## Work to complete
Using the listing below, give again exactly the lines from the line with "Rebuild this chart" to the line with "x = start_year", inclusive, without the pictures.

(Figure scripts)
+--

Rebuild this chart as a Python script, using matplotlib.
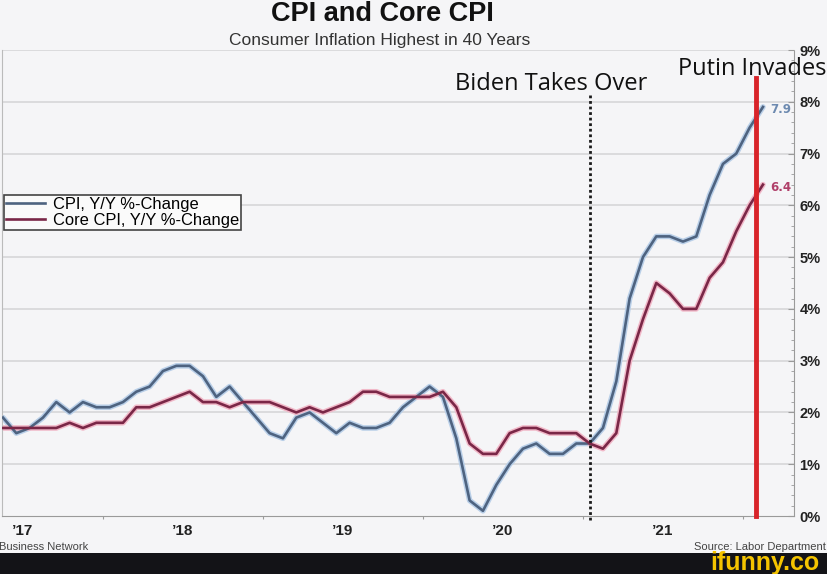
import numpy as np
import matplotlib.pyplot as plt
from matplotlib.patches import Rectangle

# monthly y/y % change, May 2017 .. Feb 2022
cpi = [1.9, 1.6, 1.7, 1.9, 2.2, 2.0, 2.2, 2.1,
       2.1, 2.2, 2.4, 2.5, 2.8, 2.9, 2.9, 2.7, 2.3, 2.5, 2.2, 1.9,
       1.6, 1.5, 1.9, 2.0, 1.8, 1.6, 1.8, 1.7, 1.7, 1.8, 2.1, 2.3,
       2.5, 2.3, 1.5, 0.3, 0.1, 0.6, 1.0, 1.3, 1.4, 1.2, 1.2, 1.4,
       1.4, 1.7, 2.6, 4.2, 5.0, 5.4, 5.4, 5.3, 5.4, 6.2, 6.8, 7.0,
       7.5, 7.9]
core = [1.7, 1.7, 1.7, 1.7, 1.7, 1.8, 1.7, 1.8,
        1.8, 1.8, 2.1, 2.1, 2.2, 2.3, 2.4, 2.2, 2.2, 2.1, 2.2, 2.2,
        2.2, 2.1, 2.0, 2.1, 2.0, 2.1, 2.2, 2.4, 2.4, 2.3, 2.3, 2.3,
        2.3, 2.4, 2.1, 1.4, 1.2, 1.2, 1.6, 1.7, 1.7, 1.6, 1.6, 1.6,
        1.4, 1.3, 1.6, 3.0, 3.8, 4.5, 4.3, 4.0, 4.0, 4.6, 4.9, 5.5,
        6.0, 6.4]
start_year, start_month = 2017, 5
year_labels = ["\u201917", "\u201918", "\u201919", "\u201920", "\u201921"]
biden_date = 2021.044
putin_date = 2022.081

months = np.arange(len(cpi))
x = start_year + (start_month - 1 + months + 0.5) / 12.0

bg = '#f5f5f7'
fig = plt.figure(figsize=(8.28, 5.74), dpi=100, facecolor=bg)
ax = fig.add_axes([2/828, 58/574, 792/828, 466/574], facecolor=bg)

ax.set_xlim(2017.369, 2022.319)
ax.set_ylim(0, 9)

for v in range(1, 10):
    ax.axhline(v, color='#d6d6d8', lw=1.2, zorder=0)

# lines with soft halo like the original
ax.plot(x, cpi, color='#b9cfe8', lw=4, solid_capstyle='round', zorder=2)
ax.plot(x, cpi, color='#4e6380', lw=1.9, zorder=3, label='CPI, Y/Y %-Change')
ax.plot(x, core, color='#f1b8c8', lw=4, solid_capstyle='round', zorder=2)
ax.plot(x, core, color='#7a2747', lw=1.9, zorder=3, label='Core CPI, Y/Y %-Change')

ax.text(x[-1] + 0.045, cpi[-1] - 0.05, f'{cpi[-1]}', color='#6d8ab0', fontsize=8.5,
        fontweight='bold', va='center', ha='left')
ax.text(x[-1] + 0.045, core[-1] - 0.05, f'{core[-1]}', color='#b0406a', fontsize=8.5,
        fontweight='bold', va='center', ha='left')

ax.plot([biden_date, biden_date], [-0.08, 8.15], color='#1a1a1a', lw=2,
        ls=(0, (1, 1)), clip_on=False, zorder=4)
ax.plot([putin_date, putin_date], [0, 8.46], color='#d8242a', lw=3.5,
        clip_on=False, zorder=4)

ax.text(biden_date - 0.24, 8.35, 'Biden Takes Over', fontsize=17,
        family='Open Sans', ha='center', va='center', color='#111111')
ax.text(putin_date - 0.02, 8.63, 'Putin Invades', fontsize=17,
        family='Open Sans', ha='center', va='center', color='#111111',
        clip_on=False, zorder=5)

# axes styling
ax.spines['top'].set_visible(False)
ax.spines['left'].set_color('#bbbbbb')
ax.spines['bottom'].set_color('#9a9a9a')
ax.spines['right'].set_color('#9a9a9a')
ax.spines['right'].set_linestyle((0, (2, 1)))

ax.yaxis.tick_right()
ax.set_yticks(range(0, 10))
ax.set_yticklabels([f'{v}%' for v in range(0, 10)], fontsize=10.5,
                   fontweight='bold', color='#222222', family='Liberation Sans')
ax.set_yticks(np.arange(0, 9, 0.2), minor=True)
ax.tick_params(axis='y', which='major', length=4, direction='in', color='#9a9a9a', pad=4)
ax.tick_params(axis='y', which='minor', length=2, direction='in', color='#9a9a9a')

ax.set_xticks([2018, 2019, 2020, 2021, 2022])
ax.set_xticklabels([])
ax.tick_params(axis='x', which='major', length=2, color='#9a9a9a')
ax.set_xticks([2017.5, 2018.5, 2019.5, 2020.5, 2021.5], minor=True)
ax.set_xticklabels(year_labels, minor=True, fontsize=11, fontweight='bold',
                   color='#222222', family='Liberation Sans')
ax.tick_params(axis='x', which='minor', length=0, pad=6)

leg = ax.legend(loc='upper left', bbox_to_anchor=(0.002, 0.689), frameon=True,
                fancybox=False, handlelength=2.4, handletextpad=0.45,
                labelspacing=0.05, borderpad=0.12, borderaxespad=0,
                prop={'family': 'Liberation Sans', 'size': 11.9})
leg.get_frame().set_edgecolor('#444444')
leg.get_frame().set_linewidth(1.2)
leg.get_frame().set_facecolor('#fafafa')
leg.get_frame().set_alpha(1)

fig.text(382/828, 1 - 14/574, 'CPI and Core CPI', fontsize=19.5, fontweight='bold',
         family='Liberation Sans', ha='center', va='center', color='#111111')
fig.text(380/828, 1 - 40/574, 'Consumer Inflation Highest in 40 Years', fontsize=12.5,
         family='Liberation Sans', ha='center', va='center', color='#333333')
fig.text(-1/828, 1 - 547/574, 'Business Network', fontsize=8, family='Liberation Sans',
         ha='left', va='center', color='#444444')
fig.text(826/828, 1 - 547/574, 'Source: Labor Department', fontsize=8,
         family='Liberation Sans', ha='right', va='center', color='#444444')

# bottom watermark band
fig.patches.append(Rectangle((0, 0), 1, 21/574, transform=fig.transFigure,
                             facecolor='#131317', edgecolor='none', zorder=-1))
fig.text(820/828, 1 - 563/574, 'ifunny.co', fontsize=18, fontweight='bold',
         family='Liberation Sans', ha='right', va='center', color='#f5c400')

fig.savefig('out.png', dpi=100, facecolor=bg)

+--

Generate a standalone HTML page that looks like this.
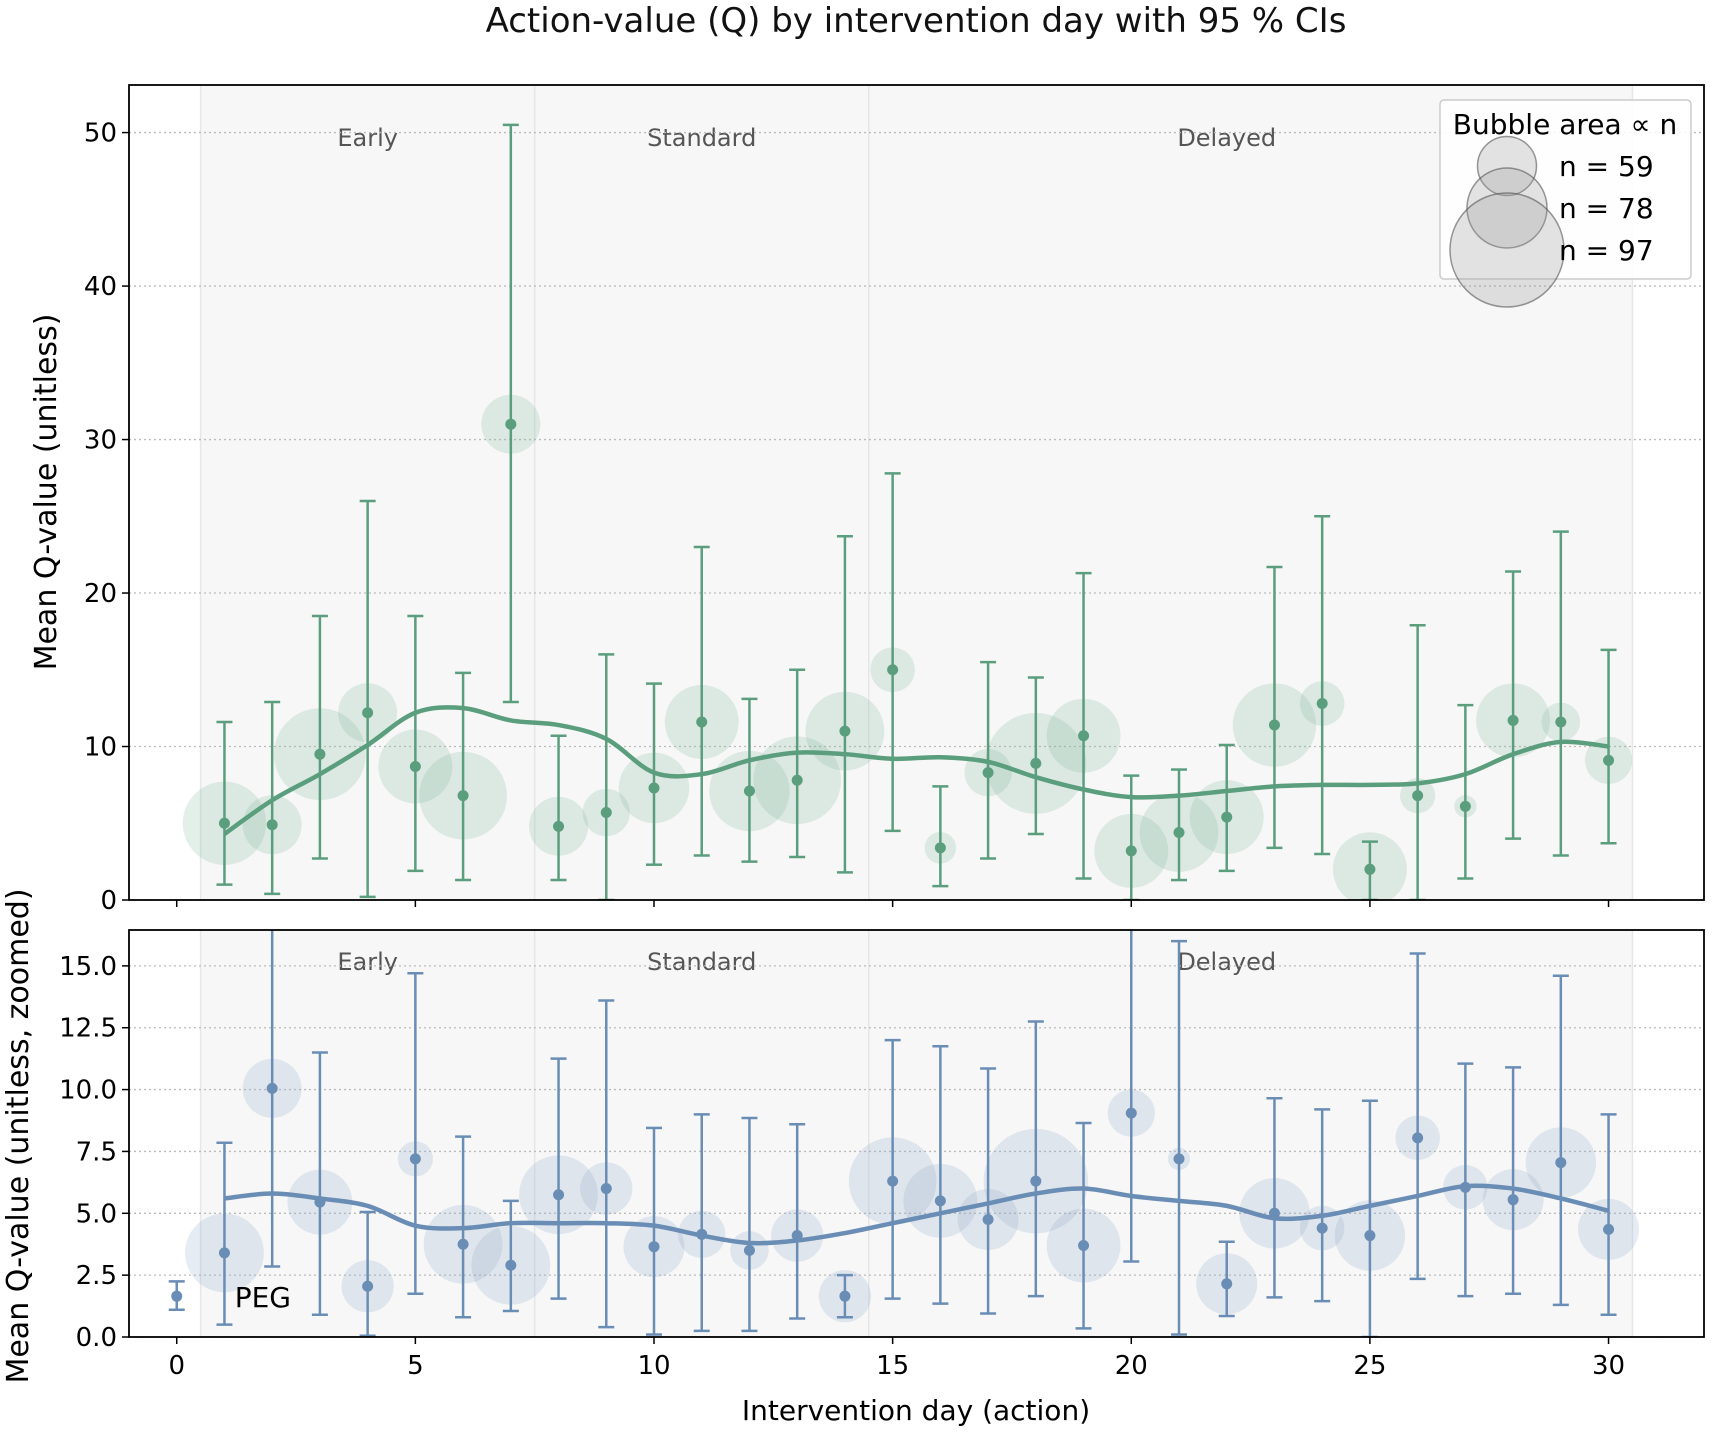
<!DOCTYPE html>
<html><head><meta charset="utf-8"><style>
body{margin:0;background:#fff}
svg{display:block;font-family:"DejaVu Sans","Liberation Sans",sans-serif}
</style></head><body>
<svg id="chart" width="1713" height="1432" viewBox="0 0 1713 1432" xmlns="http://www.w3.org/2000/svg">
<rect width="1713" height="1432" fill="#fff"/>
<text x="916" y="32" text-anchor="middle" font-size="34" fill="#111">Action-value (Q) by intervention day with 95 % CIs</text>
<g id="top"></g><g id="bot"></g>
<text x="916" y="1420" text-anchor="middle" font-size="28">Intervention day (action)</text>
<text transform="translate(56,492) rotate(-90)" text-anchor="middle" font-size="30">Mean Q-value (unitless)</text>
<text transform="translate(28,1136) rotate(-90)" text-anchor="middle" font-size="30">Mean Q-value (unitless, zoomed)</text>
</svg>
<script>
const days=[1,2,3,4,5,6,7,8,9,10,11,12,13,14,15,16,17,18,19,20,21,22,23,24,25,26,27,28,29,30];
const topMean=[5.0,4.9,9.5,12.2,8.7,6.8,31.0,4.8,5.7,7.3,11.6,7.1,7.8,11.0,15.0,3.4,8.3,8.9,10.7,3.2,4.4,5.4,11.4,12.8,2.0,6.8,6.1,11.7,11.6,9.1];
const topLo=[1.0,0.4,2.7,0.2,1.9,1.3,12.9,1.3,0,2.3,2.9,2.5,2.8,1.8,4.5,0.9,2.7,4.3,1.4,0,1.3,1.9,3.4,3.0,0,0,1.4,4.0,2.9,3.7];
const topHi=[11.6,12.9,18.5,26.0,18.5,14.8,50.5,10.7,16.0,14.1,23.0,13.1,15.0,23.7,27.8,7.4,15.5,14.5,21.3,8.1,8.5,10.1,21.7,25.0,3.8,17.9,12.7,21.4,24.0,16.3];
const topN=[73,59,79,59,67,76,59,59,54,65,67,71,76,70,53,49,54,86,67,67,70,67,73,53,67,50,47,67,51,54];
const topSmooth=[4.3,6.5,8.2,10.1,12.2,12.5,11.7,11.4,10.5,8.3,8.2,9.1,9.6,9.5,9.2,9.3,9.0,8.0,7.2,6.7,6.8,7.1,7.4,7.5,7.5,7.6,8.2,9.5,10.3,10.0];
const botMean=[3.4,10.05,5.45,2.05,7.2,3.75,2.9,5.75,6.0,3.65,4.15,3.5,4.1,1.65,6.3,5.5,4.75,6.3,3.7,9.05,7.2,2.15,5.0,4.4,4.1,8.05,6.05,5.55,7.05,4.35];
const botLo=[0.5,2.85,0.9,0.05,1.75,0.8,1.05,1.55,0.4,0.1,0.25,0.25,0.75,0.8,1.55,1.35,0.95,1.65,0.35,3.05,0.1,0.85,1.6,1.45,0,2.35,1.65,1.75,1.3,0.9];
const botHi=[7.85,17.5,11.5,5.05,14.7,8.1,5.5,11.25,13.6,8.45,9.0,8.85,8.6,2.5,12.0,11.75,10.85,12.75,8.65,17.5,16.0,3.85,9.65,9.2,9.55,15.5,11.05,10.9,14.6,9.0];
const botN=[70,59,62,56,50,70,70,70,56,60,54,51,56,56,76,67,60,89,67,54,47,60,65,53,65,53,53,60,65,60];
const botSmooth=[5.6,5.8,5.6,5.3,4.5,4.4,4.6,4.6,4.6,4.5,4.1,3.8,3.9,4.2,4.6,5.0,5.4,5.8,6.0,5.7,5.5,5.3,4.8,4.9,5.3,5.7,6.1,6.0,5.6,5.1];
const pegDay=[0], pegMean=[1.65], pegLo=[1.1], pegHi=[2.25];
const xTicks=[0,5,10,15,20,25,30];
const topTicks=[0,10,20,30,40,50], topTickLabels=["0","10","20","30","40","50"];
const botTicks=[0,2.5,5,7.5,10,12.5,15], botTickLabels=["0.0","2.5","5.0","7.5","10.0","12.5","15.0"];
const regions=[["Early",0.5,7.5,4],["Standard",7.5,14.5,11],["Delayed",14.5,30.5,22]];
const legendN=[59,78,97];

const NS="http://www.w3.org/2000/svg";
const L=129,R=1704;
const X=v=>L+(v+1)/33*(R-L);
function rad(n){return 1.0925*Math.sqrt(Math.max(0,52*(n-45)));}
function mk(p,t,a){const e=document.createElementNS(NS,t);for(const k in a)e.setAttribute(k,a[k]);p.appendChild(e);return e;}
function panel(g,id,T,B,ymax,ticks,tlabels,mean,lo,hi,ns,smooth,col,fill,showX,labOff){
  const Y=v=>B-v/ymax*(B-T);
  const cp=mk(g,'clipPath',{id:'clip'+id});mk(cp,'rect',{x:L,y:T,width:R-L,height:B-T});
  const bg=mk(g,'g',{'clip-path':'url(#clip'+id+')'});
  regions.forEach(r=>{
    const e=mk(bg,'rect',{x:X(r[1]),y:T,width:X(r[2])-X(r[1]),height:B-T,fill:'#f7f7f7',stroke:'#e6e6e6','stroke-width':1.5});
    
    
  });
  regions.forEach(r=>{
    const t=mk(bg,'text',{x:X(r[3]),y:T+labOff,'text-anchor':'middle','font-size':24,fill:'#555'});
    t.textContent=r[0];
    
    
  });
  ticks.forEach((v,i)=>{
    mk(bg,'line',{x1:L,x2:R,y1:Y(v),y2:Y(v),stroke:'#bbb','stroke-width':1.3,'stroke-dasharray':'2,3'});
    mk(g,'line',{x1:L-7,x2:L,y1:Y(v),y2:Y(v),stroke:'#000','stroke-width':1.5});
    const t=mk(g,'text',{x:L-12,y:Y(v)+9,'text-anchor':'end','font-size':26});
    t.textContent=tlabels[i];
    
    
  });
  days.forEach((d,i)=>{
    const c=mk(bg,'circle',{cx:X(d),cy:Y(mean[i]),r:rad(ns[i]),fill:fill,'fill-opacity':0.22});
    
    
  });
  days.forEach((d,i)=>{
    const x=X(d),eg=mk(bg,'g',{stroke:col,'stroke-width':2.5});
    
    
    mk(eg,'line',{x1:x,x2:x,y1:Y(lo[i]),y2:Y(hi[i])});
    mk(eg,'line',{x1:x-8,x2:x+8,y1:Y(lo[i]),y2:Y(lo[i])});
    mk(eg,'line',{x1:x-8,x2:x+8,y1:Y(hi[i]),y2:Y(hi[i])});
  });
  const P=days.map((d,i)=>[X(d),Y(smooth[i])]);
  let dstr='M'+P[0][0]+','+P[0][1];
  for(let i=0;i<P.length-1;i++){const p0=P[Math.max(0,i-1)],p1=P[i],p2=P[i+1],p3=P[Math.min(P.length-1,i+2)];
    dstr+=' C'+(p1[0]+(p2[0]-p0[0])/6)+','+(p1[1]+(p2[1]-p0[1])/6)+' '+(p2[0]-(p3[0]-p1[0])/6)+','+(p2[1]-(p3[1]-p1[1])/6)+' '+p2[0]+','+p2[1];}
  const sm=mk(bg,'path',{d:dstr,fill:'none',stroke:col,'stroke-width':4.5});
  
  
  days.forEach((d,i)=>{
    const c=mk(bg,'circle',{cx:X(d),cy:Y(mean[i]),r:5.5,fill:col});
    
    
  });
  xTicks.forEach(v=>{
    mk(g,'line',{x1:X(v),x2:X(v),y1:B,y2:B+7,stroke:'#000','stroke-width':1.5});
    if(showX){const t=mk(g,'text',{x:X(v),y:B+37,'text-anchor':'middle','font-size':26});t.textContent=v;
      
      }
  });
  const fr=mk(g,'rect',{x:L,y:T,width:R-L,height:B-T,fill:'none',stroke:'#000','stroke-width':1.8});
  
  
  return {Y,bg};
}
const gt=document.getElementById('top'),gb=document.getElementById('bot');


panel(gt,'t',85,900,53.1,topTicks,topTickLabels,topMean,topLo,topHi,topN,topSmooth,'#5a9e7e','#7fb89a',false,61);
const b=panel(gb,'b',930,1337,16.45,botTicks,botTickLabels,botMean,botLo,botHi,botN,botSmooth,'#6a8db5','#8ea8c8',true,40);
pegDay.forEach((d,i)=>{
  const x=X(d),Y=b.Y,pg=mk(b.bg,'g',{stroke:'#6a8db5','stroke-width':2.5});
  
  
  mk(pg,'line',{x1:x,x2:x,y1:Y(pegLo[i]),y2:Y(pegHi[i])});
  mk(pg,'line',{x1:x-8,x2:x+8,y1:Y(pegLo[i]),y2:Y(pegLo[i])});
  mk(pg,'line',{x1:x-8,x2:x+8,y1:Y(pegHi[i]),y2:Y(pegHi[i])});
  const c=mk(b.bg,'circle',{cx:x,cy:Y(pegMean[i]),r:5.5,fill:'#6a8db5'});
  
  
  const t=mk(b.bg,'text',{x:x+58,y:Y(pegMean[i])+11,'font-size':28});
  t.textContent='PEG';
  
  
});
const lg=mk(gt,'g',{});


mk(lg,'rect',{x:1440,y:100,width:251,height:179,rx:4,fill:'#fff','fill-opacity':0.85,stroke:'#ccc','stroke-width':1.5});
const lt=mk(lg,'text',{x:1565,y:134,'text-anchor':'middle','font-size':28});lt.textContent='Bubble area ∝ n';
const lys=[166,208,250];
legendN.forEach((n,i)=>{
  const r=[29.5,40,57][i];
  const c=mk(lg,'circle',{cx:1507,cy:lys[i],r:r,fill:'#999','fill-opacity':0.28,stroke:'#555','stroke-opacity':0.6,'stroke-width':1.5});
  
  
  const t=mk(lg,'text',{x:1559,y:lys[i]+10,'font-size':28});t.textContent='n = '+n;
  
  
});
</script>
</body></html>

+--

## Solution for this task
Rebuild this chart as a Python script, using matplotlib.
import numpy as np
import matplotlib.pyplot as plt
from matplotlib.patches import Rectangle

# monthly y/y % change, May 2017 .. Feb 2022
cpi = [1.9, 1.6, 1.7, 1.9, 2.2, 2.0, 2.2, 2.1,
       2.1, 2.2, 2.4, 2.5, 2.8, 2.9, 2.9, 2.7, 2.3, 2.5, 2.2, 1.9,
       1.6, 1.5, 1.9, 2.0, 1.8, 1.6, 1.8, 1.7, 1.7, 1.8, 2.1, 2.3,
       2.5, 2.3, 1.5, 0.3, 0.1, 0.6, 1.0, 1.3, 1.4, 1.2, 1.2, 1.4,
       1.4, 1.7, 2.6, 4.2, 5.0, 5.4, 5.4, 5.3, 5.4, 6.2, 6.8, 7.0,
       7.5, 7.9]
core = [1.7, 1.7, 1.7, 1.7, 1.7, 1.8, 1.7, 1.8,
        1.8, 1.8, 2.1, 2.1, 2.2, 2.3, 2.4, 2.2, 2.2, 2.1, 2.2, 2.2,
        2.2, 2.1, 2.0, 2.1, 2.0, 2.1, 2.2, 2.4, 2.4, 2.3, 2.3, 2.3,
        2.3, 2.4, 2.1, 1.4, 1.2, 1.2, 1.6, 1.7, 1.7, 1.6, 1.6, 1.6,
        1.4, 1.3, 1.6, 3.0, 3.8, 4.5, 4.3, 4.0, 4.0, 4.6, 4.9, 5.5,
        6.0, 6.4]
start_year, start_month = 2017, 5
year_labels = ["\u201917", "\u201918", "\u201919", "\u201920", "\u201921"]
biden_date = 2021.044
putin_date = 2022.081

months = np.arange(len(cpi))
x = start_year + (start_month - 1 + months + 0.5) / 12.0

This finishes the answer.